La descolonización que siguió a la segunda Guerra Mundial, no trajo la liberación de los países hasta entonces colonizados, sino la mutación de “amo”. Cambiaron el “yugo” suave y provechoso de las potencias coloniales occidentales por tiranos locales que ejercieron el poder con mayor violencia y despotismo. Para las naciones europeas fue una bendición del cielo quitarse de encima el pesado y costosísimo fardo de las colonias, aunque parte de sus dirigentes no lo entendieran y trataron de perpetuar, a veces por la fuerza, el statu quo hasta entonces vigente. Fue una reacción torpe e inútil.

En resumen, los musulmanes de cualquier parte, los integrantes del pueblo llano musulmán, no han conocido nunca la libertad personal. ¿Qué sucederá cuando descubran lo que eso significa para la dignidad de las personas?

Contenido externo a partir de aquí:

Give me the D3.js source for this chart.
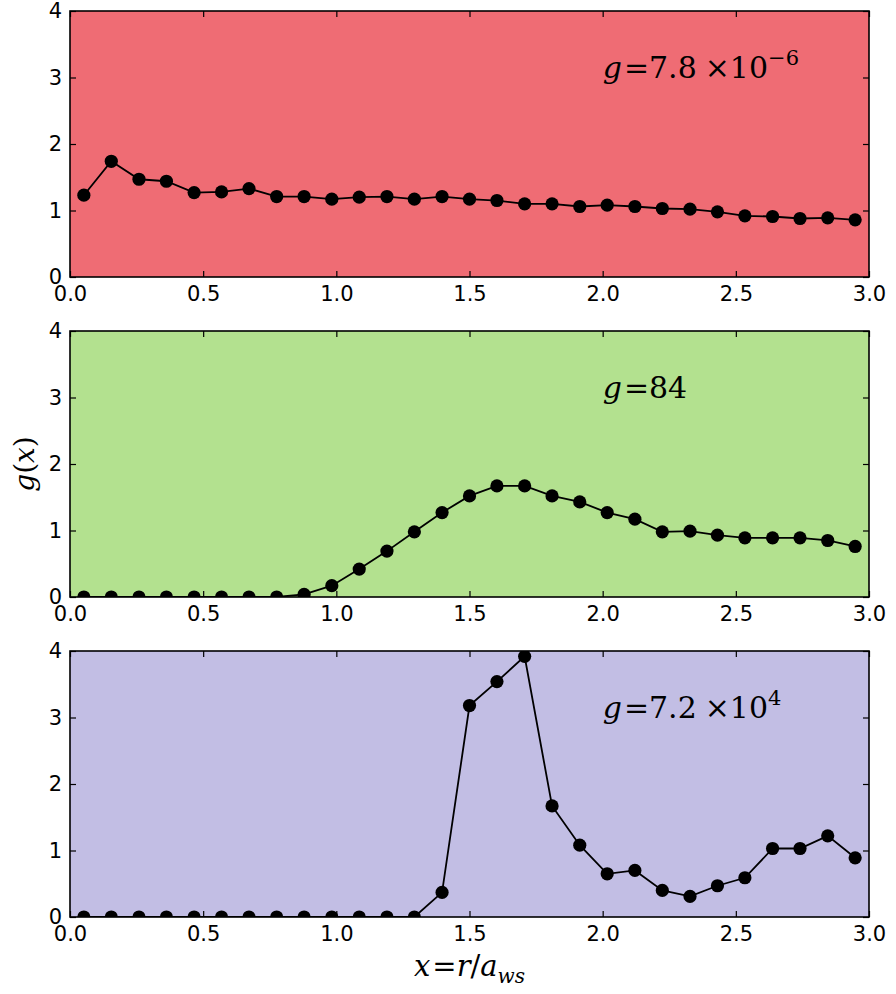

La llamada “primavera árabe” no parece que vaya a favorecer las libertades individuales. Una vez más observamos que las revueltas de este o el otro lugar, lo que trae consigo es el cambio de “amo”, pero no mucho más. Las masas están acostumbradas a tener un “amo”, lo han tenido siempre, pero ¿hasta cuando soportarán esta situación?

En todo caso el Islam tiene dos asignaturas pendientes, cuya superación no se adivina fácil ni próxima: la liberación de la mujer, o, mejor dicho, su dignificación, sometida a un régimen de servidumbre radicalmente opuesto a los derecho humanos, y la libertad religiosa, que choca de frente con el exclusivismo del Corán, preconizador de la intolerancia y la eliminación, incluso física, del “infiel”, en particular de los cristianos. De ahí la pertinaz y sostenida persecución de estos últimos en muy distintos lugares.

El Islam tiene un gravísimo problema de adaptación el mundo actual. Si aplica las normas coránicas al pie de la letra, no puede permitir en sus áreas de dominio la tolerancia y reconocimiento de otras creencias, ni siquiera de otras interpretaciones del Islam, como vemos en la lucha a muerte entre suníes y chiíes.

Si, por el contrario, los dirigentes musulmanes de un lugar dado aflojan el rigor dogmático y tratan de establecer fórmulas de convivencia pacífica con las demás religiones, los mahometanos estrictos se revuelven y, si al caso viene, recurren a la sedición y a las armas. Su concepto de que el Corán es inamovible hasta en los detalles más insignificantes, es decir, más de costumbres que de fe (como la prohibición de comer “jalufo”), les impide cualquier evolución y hasta la convivencia con los demás seres humanos. ¿Tienen, entonces, sitio en este planeta? ¿Podrán salir del atraso sin adoptar la tecnología avanzada de los que consideran sus enemigos? ¿Pero es posible modernizarse técnicamente sin adoptar la cultura que propicia las técnica que quieren copiar? Quizás, pero siempre a remolque de quienes las crean y desarrollan... Y las cobran. En pocas palabras: siempre dependiendo de los “infieles”, por mucho maná petrolífero que se tenga, que no todos los países musulmanes lo tienen.